While putting the bike into the van, I noticed a hole in the tire roughly a half inch in diameter, large enough that the new tube was protruding through it. Fortunately, the new tube had not worn through and lost its air.
On the way to the hotel in New Hampshire for the triathlon the next day, we stopped at a bike shop to have the damaged tire replaced.
As near as I could determine from inspecting the tire, the puncture had come from a large piece of glass or unusually sharp rock.
Lessons Learned During the Rhode Island Triathlon
More than seven years later, the Rhode Island has been the toughest triathlon because of the crash and injuries. On a positive note, I learned two important lessons that I have used in other races.
The most important lesson was to stop riding at the earliest indication of a leaking or damaged tire. Following this experience, I am a bit ‘gun-shy’ whenever the road is wet and I hear water spraying from the tire. On at least one occasion, I have stopped and gotten off the bike to inspect the tire and verify that it is still solid.

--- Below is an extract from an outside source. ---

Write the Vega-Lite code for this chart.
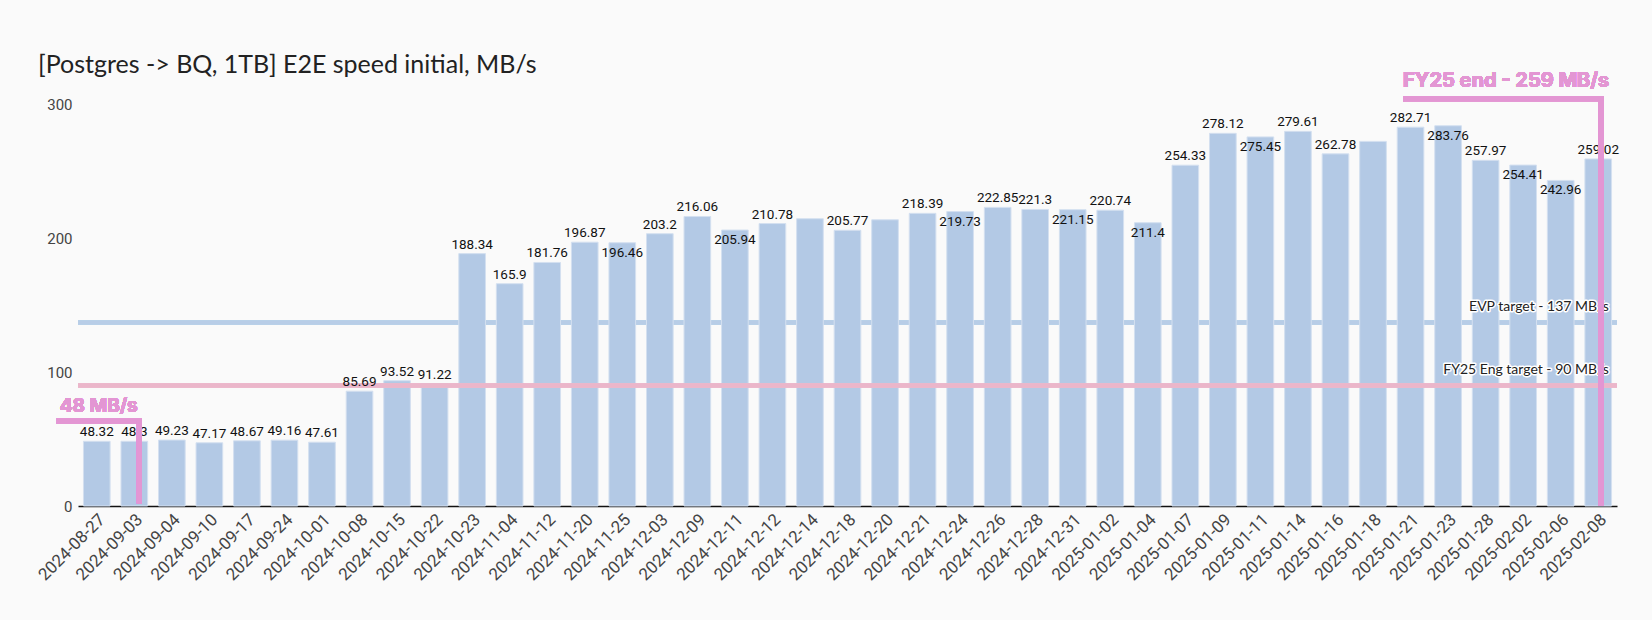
{
  "$schema": "https://vega.github.io/schema/vega-lite/v6.json",
  "width": 1539,
  "height": 402,
  "autosize": {"type": "none"},
  "padding": {"left": 78, "top": 104, "right": 35, "bottom": 114},
  "background": "#fafafa",
  "title": {
    "text": "[Postgres -> BQ, 1TB] E2E speed initial, MB/s",
    "anchor": "start",
    "frame": "group",
    "dx": -40,
    "font": "Lato",
    "fontSize": 25,
    "fontWeight": "normal",
    "color": "#222222",
    "offset": -7
  },
  "data": {
    "values": [
      {"date": "2024-08-27", "speed": 48.32},
      {"date": "2024-09-03", "speed": 48.3},
      {"date": "2024-09-04", "speed": 49.23},
      {"date": "2024-09-10", "speed": 47.17},
      {"date": "2024-09-17", "speed": 48.67},
      {"date": "2024-09-24", "speed": 49.16},
      {"date": "2024-10-01", "speed": 47.61},
      {"date": "2024-10-08", "speed": 85.69},
      {"date": "2024-10-15", "speed": 93.52},
      {"date": "2024-10-22", "speed": 91.22},
      {"date": "2024-10-23", "speed": 188.34},
      {"date": "2024-11-04", "speed": 165.9},
      {"date": "2024-11-12", "speed": 181.76},
      {"date": "2024-11-20", "speed": 196.87},
      {"date": "2024-11-25", "speed": 196.46},
      {"date": "2024-12-03", "speed": 203.2},
      {"date": "2024-12-09", "speed": 216.06},
      {"date": "2024-12-11", "speed": 205.94},
      {"date": "2024-12-12", "speed": 210.78},
      {"date": "2024-12-14", "speed": 214.4},
      {"date": "2024-12-18", "speed": 205.77},
      {"date": "2024-12-20", "speed": 213.6},
      {"date": "2024-12-21", "speed": 218.39},
      {"date": "2024-12-24", "speed": 219.73},
      {"date": "2024-12-26", "speed": 222.85},
      {"date": "2024-12-28", "speed": 221.3},
      {"date": "2024-12-31", "speed": 221.15},
      {"date": "2025-01-02", "speed": 220.74},
      {"date": "2025-01-04", "speed": 211.4},
      {"date": "2025-01-07", "speed": 254.33},
      {"date": "2025-01-09", "speed": 278.12},
      {"date": "2025-01-11", "speed": 275.45},
      {"date": "2025-01-14", "speed": 279.61},
      {"date": "2025-01-16", "speed": 262.78},
      {"date": "2025-01-18", "speed": 272.1},
      {"date": "2025-01-21", "speed": 282.71},
      {"date": "2025-01-23", "speed": 283.76},
      {"date": "2025-01-28", "speed": 257.97},
      {"date": "2025-02-02", "speed": 254.41},
      {"date": "2025-02-06", "speed": 242.96},
      {"date": "2025-02-08", "speed": 259.02}
    ]
  },
  "config": {
    "view": {"stroke": null},
    "axisX": {
      "labelAngle": -45,
      "labelFont": "Roboto",
      "labelFontSize": 17,
      "labelColor": "#444444",
      "ticks": false,
      "domainColor": "#111111",
      "domainWidth": 1.5,
      "labelPadding": 5
    },
    "axisY": {
      "labelFont": "Roboto",
      "labelFontSize": 15,
      "labelColor": "#444444",
      "ticks": false,
      "domain": false,
      "gridColor": "#e6e6e6",
      "gridWidth": 1.5,
      "labelPadding": 6
    }
  },
  "layer": [
    {
      "mark": {"type": "rule", "color": "#b8cde7", "strokeWidth": 3.5},
      "encoding": {
        "y": {"datum": 137, "type": "quantitative", "title": null, "scale": {"domain": [0, 300], "nice": false}, "axis": {"values": [0, 100, 200, 300], "title": null}}
      }
    },
    {
      "mark": {"type": "bar", "fill": "#b3c9e5", "stroke": "#d4e0f0", "strokeWidth": 1},
      "encoding": {
        "x": {"field": "date", "type": "ordinal", "title": null, "scale": {"paddingInner": 0.29}, "axis": {"labelAngle": -45, "title": null}},
        "y": {"field": "speed", "type": "quantitative", "title": null, "scale": {"domain": [0, 300], "nice": false}, "axis": {"values": [0, 100, 200, 300], "title": null}}
      }
    },
    {
      "mark": {"type": "rule", "color": "#ebb6ca", "strokeWidth": 3.5},
      "encoding": {
        "y": {"datum": 90, "type": "quantitative", "title": null}
      }
    },
    {
      "transform": [{"filter": "indexof(['2024-11-25','2024-12-11','2024-12-24','2024-12-31','2025-01-04','2025-01-11','2025-01-23','2025-02-02','2025-02-06','2024-12-14','2024-12-20','2025-01-18'], datum.date) < 0"}],
      "mark": {"type": "text", "font": "Roboto", "fontSize": 13.5, "color": "#111111", "baseline": "middle", "dy": -9},
      "encoding": {
        "x": {"field": "date", "type": "ordinal", "title": null},
        "y": {"field": "speed", "type": "quantitative", "title": null},
        "text": {"field": "speed", "type": "nominal"}
      }
    },
    {
      "transform": [{"filter": "indexof(['2024-11-25','2024-12-11','2024-12-24','2024-12-31','2025-01-04','2025-01-11','2025-01-23','2025-02-02','2025-02-06'], datum.date) >= 0"}],
      "mark": {"type": "text", "font": "Roboto", "fontSize": 13.5, "color": "#111111", "baseline": "middle", "dy": 10},
      "encoding": {
        "x": {"field": "date", "type": "ordinal", "title": null},
        "y": {"field": "speed", "type": "quantitative", "title": null},
        "text": {"field": "speed", "type": "nominal"}
      }
    },
    {
      "data": {"values": [{"target": 137, "label": "EVP target - 137 MB/s"}, {"target": 90, "label": "FY25 Eng target - 90 MB/s"}]},
      "mark": {"type": "text", "font": "Lato", "fontSize": 14, "align": "right", "baseline": "middle", "dy": -15, "stroke": "#ffffff", "strokeWidth": 3, "strokeJoin": "round", "fill": "#ffffff"},
      "encoding": {
        "x": {"datum": "2025-02-08", "type": "ordinal", "bandPosition": 0.9, "title": null},
        "y": {"field": "target", "type": "quantitative", "title": null},
        "text": {"field": "label", "type": "nominal"}
      }
    },
    {
      "data": {"values": [{"target": 137, "label": "EVP target - 137 MB/s"}, {"target": 90, "label": "FY25 Eng target - 90 MB/s"}]},
      "mark": {"type": "text", "font": "Lato", "fontSize": 14, "align": "right", "baseline": "middle", "dy": -15, "color": "#222222"},
      "encoding": {
        "x": {"datum": "2025-02-08", "type": "ordinal", "bandPosition": 0.9, "title": null},
        "y": {"field": "target", "type": "quantitative", "title": null},
        "text": {"field": "label", "type": "nominal"}
      }
    },
    {
      "mark": {"type": "rule", "color": "#e396d3", "strokeWidth": 5},
      "encoding": {
        "x": {"datum": "2024-08-27", "type": "ordinal", "bandPosition": -1.0, "title": null},
        "x2": {"datum": "2024-09-03", "bandPosition": 0.78},
        "y": {"datum": 63.5, "type": "quantitative", "title": null}
      }
    },
    {
      "mark": {"type": "rule", "color": "#e396d3", "strokeWidth": 5},
      "encoding": {
        "x": {"datum": "2024-09-03", "type": "ordinal", "bandPosition": 0.69, "title": null},
        "y": {"datum": 63.5, "type": "quantitative", "title": null},
        "y2": {"datum": 2}
      }
    },
    {
      "mark": {"type": "rule", "color": "#e396d3", "strokeWidth": 5},
      "encoding": {
        "x": {"datum": "2025-01-21", "type": "ordinal", "bandPosition": 0.22, "title": null},
        "x2": {"datum": "2025-02-08", "bandPosition": 0.71},
        "y": {"datum": 304, "type": "quantitative", "title": null}
      }
    },
    {
      "mark": {"type": "rule", "color": "#e396d3", "strokeWidth": 5},
      "encoding": {
        "x": {"datum": "2025-02-08", "type": "ordinal", "bandPosition": 0.6, "title": null},
        "y": {"datum": 304, "type": "quantitative", "title": null},
        "y2": {"datum": 0.5}
      }
    },
    {
      "mark": {"type": "text", "font": "Inter", "fontSize": 19, "fontWeight": "bold", "color": "#e396d3", "align": "left", "baseline": "middle"},
      "encoding": {
        "x": {"datum": "2024-08-27", "type": "ordinal", "bandPosition": -0.89, "title": null},
        "y": {"datum": 75, "type": "quantitative", "title": null},
        "text": {"value": "48 MB/s"}
      }
    },
    {
      "mark": {"type": "text", "font": "Inter", "fontSize": 20, "fontWeight": "bold", "color": "#e396d3", "align": "left", "baseline": "middle"},
      "encoding": {
        "x": {"datum": "2025-01-21", "type": "ordinal", "bandPosition": 0.22, "title": null},
        "y": {"datum": 317.5, "type": "quantitative", "title": null},
        "text": {"value": "FY25 end - 259 MB/s"}
      }
    }
  ]
}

A second lesson from the Rhode Island triathlon was that whenever race organizers provide a transition area bag, use it. It helps to avoid losing gear in the chaos of a race.
At packet pickup, race organizers provided a plastic bag with our race number on it. During the race, volunteers used the bags to transport racer’s wetsuits and goggles from the individual swim/bike transition spaces to the second transition area.
I made the mistake of not bringing the plastic bag to the swim/bike transition area. As a result, I spent several moments after the race frantically digging through a pile of unbagged swim gear, searching for my wetsuit and goggles.
Fortunately, I found both. I would definitely need them the next day during the Atlantic Ocean swim at the New Hampshire triathlon.
- First race with the swim portion in the Atlantic Ocean.
- This was the first race in which I had a flat tire.
- First race in which I was injured (as a result of the flat tire).